Combined Drug Therapy May Be Required to Treat Hepatitis C

From the WebMD Archives

Jan. 9, 2001 -- Treating infection with the hepatitis C virus is a major challenge of the medical community. Often, one round of therapy is not enough to rid the body of the virus. A recent medical review now demonstrates that those who did not respond to a first round of treatment in the past may be best off being treated the second time around with a combination of medications.

The hepatitis C virus attacks the liver and is the leading cause of chronic liver disease in the U.S. According to one of the authors of the review, Mark Sulkowski, MD, "Hepatitis C affects about 1.9% of the U.S. population. That translates to 3.5-4 million people. It's a big problem in the U.S. today."

Sulkowski says that most of those infected with the hepatitis C virus will go on to develop chronic hepatitis, and a small number will progress to cirrhosis. Both of these are serious liver diseases that place people at risk for developing life-threatening liver failure and liver cancer. Sulkowski is an assistant professor of medicine at Johns Hopkins University School of Medicine in Baltimore.

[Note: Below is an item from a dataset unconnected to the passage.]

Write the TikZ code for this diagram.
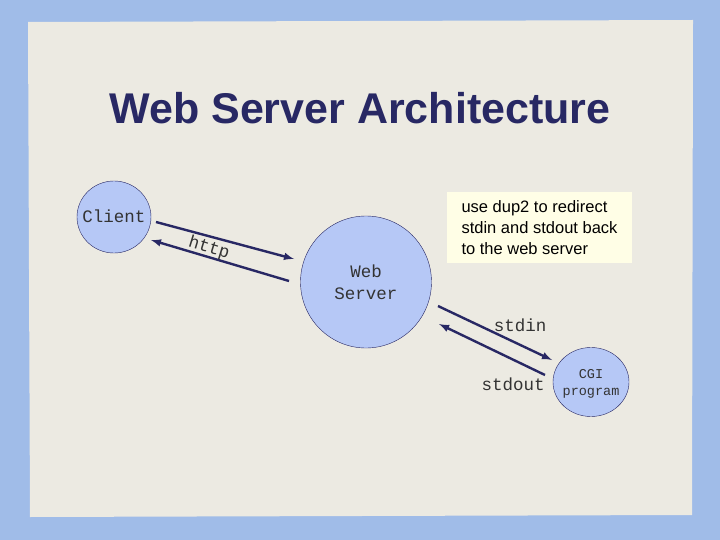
\documentclass[tikz,border=0pt]{standalone}
\usepackage{fontspec}
\setmainfont{Liberation Sans}
\setmonofont{Liberation Mono}
\usetikzlibrary{shapes.geometric}
\definecolor{bubfill}{RGB}{182,200,246}
\definecolor{navy}{RGB}{40,40,100}
\definecolor{paper}{RGB}{236,234,226}
\definecolor{frame}{RGB}{160,188,232}
\begin{document}
\begin{tikzpicture}[x=1pt,y=-1pt,
  bub/.style={ellipse,draw=navy,fill=bubfill,inner sep=0pt},
  arr/.style={draw=navy,line width=2.4pt,-latex},
  lbl/.style={font=\ttfamily\fontsize{17.5}{20}\selectfont,text=black!80}]
\fill[frame] (0,0) rectangle (720,540);
\fill[paper] (28,22) -- (693,20) -- (692,515) -- (30,517) -- cycle;
\useasboundingbox (0,0) rectangle (720,540);
\node (title) at (360,108) {\fontsize{43}{48}\selectfont\bfseries\color{navy}Web Server Architecture};
\node[bub,minimum width=74,minimum height=72] (client) at (114,217) {};
\node[bub,minimum width=131,minimum height=132] (server) at (366,282) {};
\node[bub,minimum width=76,minimum height=69] (cgi) at (591,382) {};
\node[lbl] (clientt) at (114,216) {Client};
\node[lbl,align=center,font=\ttfamily\fontsize{17.5}{22}\selectfont] (servert) at (366,282) {Web\\Server};
\node[lbl,align=center,font=\ttfamily\fontsize{13.5}{17}\selectfont] (cgit) at (591,384) {CGI\\program};
\node[fill=white!90!yellow,minimum width=185,minimum height=71,align=left,font=\fontsize{16.5}{21}\selectfont,inner sep=1pt] (box) at (539.5,227.5) {use dup2 to redirect\\stdin and stdout back\\to the web server};
\coordinate (a1) at (156,222); \coordinate (a2) at (294,259);
\coordinate (b1) at (289,281); \coordinate (b2) at (151,240);
\coordinate (c1) at (438,306); \coordinate (c2) at (552,360);
\coordinate (d1) at (545,375); \coordinate (d2) at (439,324);
\draw[arr] (a1) -- (a2);
\draw[arr] (b1) -- (b2);
\draw[arr] (c1) -- (c2);
\draw[arr] (d1) -- (d2);
\node[lbl,rotate=-17] (http) at (209,248) {http};
\node[lbl] (stdin) at (520,325) {stdin};
\node[lbl] (stdout) at (513,384) {stdout};
\end{tikzpicture}
\end{document}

The standard therapy for hepatitis C in the U.S. is a man-made version of interferon, a protein that is produced naturally by the body. This protein helps boost the immune system to fight viruses. Unfortunately, it is not strong enough to destroy the hepatitis C virus in all cases; thus, antiviral drugs such as ribavirin are sometimes added to interferon to enhance the body's response.

Sulkowski's team set out to determine whether adding ribavirin to interferon therapy in people with hepatitis C who had not responded previously to interferon alone would be more beneficial than using interferon alone a second time. They found that as long as the doses of ribavirin used were high enough, individuals given the combination therapy of interferon and ribavirin responded somewhat better to their therapy than those given interferon alone. However, overall response rates were still fairly low no matter what kind of treatment was used.

Raymond S. Koff, MD, from the division of digestive diseases and nutrition at the University of Massachusetts department of medicine, is the author of an editorial accompanying the study. In it, he writes that the benefits of retreating individuals for hepatitis C when they had not responded to previous interferon therapy will remain unclear until better treatments are discovered. In the meantime, however, patients who are given a second treatment are probably best off if they are given interferon in combination with ribavirin. The study and editorial are published in the Jan. 10 issue of the Journal of the American Medical Association.

Liver expert Michael Cox, MD, FACP, FACG, tells WebMD that the decision about whether to treat hepatitis C viral infections is not always clear-cut because therapy is extremely expensive, and those with only mild cases of the disease are less likely to have severe liver problems and to respond well to treatment. However, Cox believes emphatically that everyone with hepatitis C should be treated.

"If I had this virus, I would try to get rid of it, even if I had very mild disease," he says. "[E]ven if we don't cure [patients,] we give them what we think is a significant advantage. [Treatment] slows down the virus and can even reverse some of the damage done to the liver already." Cox is assistant chief of gastroenterology at Mercy Medical Center in Baltimore.

All the experts agree that response rates with currently available medications for the treatment of hepatitis C are not adequate and that the clearest message offered from this study is that more research into the development of new and better therapies is essential.